### Written exercise
Copy out the material below in full, but not its images.

==*==

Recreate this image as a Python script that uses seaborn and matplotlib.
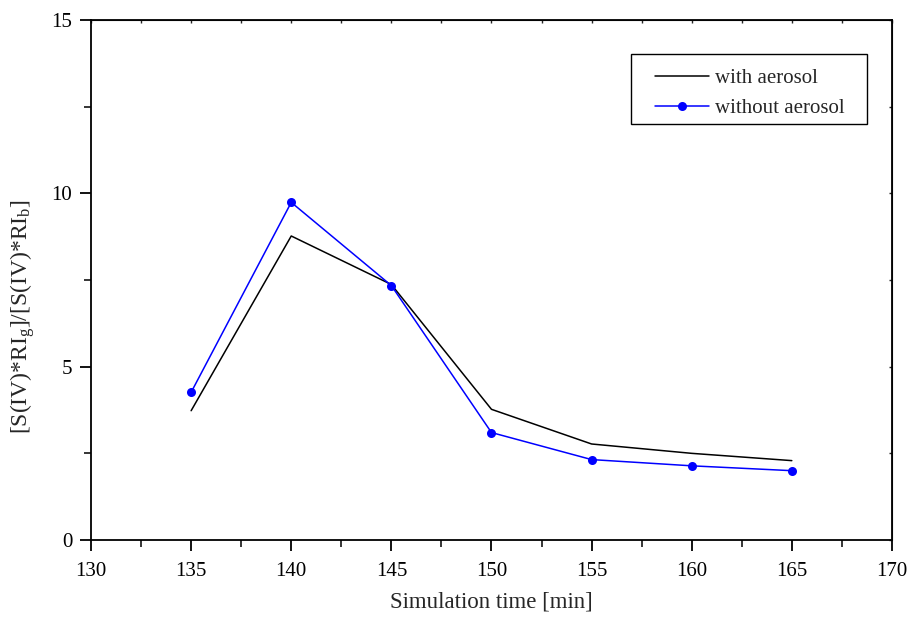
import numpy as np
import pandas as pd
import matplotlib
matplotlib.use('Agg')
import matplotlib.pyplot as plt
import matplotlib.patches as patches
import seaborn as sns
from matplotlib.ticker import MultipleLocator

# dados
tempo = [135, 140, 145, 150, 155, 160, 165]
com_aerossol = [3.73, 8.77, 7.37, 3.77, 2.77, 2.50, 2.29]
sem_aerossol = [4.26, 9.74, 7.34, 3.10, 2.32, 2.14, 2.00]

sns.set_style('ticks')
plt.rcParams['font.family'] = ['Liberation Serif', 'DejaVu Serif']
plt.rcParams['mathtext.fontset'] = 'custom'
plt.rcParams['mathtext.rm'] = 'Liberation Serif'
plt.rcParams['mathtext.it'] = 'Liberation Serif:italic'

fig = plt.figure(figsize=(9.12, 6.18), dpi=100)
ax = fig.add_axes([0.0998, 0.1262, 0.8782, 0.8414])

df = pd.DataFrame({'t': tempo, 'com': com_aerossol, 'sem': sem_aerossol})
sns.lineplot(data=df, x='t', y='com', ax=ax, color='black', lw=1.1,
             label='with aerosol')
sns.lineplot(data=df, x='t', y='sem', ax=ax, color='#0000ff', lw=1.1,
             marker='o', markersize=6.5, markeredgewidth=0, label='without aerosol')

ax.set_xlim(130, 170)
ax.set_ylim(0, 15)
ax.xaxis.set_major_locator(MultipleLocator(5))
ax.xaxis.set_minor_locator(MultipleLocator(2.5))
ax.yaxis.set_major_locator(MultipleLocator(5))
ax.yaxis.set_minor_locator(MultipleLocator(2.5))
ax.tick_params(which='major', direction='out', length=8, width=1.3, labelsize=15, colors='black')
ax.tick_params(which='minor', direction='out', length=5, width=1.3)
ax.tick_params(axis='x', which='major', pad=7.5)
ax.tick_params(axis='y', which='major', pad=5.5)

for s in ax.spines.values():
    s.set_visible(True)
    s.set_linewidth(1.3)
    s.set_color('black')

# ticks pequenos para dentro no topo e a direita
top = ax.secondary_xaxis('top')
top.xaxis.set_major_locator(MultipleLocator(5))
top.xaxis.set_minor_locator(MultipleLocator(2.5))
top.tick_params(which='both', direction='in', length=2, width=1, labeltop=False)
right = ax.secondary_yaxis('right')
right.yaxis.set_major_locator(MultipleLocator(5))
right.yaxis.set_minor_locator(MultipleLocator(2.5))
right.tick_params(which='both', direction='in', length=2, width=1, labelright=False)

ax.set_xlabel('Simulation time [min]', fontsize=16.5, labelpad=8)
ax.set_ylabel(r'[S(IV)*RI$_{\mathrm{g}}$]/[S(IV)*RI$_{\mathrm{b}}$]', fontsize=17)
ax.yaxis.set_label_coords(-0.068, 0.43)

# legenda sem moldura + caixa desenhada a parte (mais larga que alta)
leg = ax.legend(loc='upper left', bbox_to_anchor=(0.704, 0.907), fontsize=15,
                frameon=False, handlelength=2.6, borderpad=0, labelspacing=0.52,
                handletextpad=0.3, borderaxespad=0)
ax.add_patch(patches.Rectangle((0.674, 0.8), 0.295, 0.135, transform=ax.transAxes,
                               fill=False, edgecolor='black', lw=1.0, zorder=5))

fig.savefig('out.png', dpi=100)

==*==

### Response below
Recreate this image as a Python script that uses seaborn and matplotlib.
import numpy as np
import pandas as pd
import matplotlib
matplotlib.use('Agg')
import matplotlib.pyplot as plt
import matplotlib.patches as patches
import seaborn as sns
from matplotlib.ticker import MultipleLocator

# dados
tempo = [135, 140, 145, 150, 155, 160, 165]
com_aerossol = [3.73, 8.77, 7.37, 3.77, 2.77, 2.50, 2.29]
sem_aerossol = [4.26, 9.74, 7.34, 3.10, 2.32, 2.14, 2.00]

sns.set_style('ticks')
plt.rcParams['font.family'] = ['Liberation Serif', 'DejaVu Serif']
plt.rcParams['mathtext.fontset'] = 'custom'
plt.rcParams['mathtext.rm'] = 'Liberation Serif'
plt.rcParams['mathtext.it'] = 'Liberation Serif:italic'

fig = plt.figure(figsize=(9.12, 6.18), dpi=100)
ax = fig.add_axes([0.0998, 0.1262, 0.8782, 0.8414])

df = pd.DataFrame({'t': tempo, 'com': com_aerossol, 'sem': sem_aerossol})
sns.lineplot(data=df, x='t', y='com', ax=ax, color='black', lw=1.1,
             label='with aerosol')
sns.lineplot(data=df, x='t', y='sem', ax=ax, color='#0000ff', lw=1.1,
             marker='o', markersize=6.5, markeredgewidth=0, label='without aerosol')

ax.set_xlim(130, 170)
ax.set_ylim(0, 15)
ax.xaxis.set_major_locator(MultipleLocator(5))
ax.xaxis.set_minor_locator(MultipleLocator(2.5))
ax.yaxis.set_major_locator(MultipleLocator(5))
ax.yaxis.set_minor_locator(MultipleLocator(2.5))
ax.tick_params(which='major', direction='out', length=8, width=1.3, labelsize=15, colors='black')
ax.tick_params(which='minor', direction='out', length=5, width=1.3)
ax.tick_params(axis='x', which='major', pad=7.5)
ax.tick_params(axis='y', which='major', pad=5.5)

for s in ax.spines.values():
    s.set_visible(True)
    s.set_linewidth(1.3)
    s.set_color('black')

# ticks pequenos para dentro no topo e a direita
top = ax.secondary_xaxis('top')
top.xaxis.set_major_locator(MultipleLocator(5))
top.xaxis.set_minor_locator(MultipleLocator(2.5))
top.tick_params(which='both', direction='in', length=2, width=1, labeltop=False)
right = ax.secondary_yaxis('right')
right.yaxis.set_major_locator(MultipleLocator(5))
right.yaxis.set_minor_locator(MultipleLocator(2.5))
right.tick_params(which='both', direction='in', length=2, width=1, labelright=False)

ax.set_xlabel('Simulation time [min]', fontsize=16.5, labelpad=8)
ax.set_ylabel(r'[S(IV)*RI$_{\mathrm{g}}$]/[S(IV)*RI$_{\mathrm{b}}$]', fontsize=17)
ax.yaxis.set_label_coords(-0.068, 0.43)

# legenda sem moldura + caixa desenhada a parte (mais larga que alta)
leg = ax.legend(loc='upper left', bbox_to_anchor=(0.704, 0.907), fontsize=15,
                frameon=False, handlelength=2.6, borderpad=0, labelspacing=0.52,
                handletextpad=0.3, borderaxespad=0)
ax.add_patch(patches.Rectangle((0.674, 0.8), 0.295, 0.135, transform=ax.transAxes,
                               fill=False, edgecolor='black', lw=1.0, zorder=5))

fig.savefig('out.png', dpi=100)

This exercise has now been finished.